Why isn't this std::string_view a constant expression?

Question

I'm relatively new to constexpr programming and am trying to do some basic manipulation of string_view objects in a constexpr context. In my case, all of the strings start as literals in my source code, so it seems like they should be constant expressions. I found that I can construct a constexpr string_view from a string literal without any issue.

However, if I try to invoke a constexpr function that takes a string_view argument with a string literal, then compilation fails. See the below example ( Compiler Explorer link ):

#include <string_view>

// this doesn't compile; the compiler complains that `sv` is not a constant-expression
constexpr bool foo(std::string_view sv) 
{
    constexpr auto it = sv.find('b'); 
    return it != sv.end();
}

// this compiles just fine, though
constexpr std::string_view bar("def");

int main()
{
    foo("abc");
}

gcc 8.3 provides the following error:

<source>: In function 'constexpr bool foo(std::string_view)':
<source>:5:32:   in 'constexpr' expansion of 'sv.std::basic_string_view<char>::find(((int)'b'), 0)'
<source>:5:36: error: 'sv' is not a constant expression
     constexpr auto it = sv.find('b');

Why is the string_view argument to foo() not treated as a constant expression?

Answer 1

A constexpr object's value is required to always be a compile-time constant.
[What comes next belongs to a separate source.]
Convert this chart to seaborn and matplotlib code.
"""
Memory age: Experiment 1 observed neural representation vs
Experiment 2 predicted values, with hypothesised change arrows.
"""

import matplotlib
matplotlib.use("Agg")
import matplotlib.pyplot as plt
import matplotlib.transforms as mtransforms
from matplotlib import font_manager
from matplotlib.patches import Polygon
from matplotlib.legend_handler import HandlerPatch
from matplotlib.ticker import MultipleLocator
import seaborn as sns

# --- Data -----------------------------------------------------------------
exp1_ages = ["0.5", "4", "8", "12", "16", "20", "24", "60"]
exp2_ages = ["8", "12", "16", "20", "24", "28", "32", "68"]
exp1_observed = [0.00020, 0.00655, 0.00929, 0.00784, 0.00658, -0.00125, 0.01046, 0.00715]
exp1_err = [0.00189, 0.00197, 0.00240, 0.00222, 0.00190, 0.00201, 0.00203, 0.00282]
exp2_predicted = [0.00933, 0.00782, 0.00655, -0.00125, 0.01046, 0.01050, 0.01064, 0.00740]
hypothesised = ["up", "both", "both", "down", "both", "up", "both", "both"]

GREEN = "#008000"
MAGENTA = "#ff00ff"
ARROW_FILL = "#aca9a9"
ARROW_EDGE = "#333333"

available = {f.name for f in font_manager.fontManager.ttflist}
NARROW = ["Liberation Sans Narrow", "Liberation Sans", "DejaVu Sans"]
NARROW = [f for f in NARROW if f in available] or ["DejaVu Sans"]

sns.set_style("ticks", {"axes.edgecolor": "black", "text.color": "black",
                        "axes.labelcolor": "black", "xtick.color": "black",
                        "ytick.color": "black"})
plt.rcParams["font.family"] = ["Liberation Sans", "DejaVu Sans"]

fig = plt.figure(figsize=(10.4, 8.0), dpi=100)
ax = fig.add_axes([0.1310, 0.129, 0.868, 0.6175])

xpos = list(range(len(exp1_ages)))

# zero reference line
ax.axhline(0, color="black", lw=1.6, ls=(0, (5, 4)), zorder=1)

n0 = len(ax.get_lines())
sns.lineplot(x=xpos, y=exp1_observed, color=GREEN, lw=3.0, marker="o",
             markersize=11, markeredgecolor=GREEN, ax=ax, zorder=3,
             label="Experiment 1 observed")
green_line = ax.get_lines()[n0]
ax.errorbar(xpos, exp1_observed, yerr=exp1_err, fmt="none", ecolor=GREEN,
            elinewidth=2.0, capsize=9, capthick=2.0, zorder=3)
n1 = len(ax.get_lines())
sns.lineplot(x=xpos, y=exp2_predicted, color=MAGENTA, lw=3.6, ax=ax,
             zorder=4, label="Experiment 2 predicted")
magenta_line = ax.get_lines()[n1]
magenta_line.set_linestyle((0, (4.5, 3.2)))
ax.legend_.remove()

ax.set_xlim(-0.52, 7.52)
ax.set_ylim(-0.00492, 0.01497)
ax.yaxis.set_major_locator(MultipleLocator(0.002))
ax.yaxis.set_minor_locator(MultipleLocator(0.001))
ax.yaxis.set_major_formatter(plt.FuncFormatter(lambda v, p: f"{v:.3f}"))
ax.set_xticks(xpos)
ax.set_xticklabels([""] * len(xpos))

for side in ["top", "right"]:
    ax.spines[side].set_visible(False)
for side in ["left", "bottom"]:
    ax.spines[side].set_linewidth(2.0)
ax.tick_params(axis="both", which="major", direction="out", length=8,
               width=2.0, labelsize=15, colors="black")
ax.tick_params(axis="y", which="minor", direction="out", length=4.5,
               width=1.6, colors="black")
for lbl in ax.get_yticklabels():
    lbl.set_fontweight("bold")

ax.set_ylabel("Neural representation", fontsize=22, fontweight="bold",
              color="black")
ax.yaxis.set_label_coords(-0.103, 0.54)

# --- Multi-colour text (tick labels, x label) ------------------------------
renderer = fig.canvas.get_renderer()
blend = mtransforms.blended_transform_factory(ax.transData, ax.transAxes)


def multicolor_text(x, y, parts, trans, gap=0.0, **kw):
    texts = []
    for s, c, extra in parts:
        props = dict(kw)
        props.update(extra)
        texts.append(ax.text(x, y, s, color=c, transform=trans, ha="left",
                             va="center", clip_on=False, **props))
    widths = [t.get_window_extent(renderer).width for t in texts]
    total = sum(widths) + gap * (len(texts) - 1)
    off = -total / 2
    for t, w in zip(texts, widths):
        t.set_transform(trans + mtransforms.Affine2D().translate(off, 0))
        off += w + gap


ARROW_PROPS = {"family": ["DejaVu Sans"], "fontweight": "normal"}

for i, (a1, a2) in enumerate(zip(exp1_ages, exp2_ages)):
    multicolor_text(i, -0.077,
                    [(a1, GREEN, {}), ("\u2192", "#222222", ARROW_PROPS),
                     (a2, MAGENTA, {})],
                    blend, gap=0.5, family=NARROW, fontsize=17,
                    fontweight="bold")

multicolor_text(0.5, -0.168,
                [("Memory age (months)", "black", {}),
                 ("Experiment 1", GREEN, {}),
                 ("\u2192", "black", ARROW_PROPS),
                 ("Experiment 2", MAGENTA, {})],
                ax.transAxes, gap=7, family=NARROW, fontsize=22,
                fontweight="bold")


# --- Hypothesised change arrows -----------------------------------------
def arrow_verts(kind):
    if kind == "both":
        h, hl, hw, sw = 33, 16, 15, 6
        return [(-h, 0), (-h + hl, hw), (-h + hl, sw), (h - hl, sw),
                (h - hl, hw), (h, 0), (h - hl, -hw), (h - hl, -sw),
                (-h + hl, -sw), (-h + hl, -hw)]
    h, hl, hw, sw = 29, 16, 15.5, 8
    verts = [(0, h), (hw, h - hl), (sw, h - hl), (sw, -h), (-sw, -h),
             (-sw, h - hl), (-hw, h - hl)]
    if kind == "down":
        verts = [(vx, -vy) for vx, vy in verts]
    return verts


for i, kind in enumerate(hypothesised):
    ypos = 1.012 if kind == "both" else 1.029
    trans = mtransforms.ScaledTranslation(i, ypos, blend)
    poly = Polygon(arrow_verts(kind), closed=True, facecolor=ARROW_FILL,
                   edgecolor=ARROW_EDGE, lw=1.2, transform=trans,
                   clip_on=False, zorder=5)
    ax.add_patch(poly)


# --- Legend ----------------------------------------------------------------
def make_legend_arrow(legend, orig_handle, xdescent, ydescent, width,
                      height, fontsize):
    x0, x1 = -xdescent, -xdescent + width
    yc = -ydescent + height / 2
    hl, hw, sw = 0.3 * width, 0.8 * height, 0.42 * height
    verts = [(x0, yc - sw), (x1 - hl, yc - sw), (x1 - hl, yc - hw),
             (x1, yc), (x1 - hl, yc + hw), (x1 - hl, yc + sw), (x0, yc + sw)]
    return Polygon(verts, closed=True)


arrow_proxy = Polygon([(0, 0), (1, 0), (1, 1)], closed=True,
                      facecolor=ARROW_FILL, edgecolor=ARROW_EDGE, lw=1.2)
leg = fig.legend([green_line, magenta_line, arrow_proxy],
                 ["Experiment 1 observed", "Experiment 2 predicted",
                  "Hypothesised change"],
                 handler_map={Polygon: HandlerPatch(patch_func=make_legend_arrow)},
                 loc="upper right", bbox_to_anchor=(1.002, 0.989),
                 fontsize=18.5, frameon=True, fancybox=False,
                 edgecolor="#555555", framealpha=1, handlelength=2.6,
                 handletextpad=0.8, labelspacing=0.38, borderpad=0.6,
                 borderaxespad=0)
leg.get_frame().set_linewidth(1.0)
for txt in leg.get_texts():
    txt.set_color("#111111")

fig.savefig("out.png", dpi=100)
Since the function foo doesn't have any control over what arguments are passed to it, the parameter sv cannot be considered a constant expression (the caller may pass a non-constant-expression argument) and thus cannot be used to define it as a constexpr object.

The constexpr specifier can simply be removed from the definition of it , and then foo will compile and can even yield a constant expression (provided that the argument is a constant expression). (A constant expression is allowed to reference non- constexpr objects, although it is not allowed to call non- constexpr functions.)

By the way, the name it should not be used here since it is misleading. std::string_view::find returns an index, not an iterator.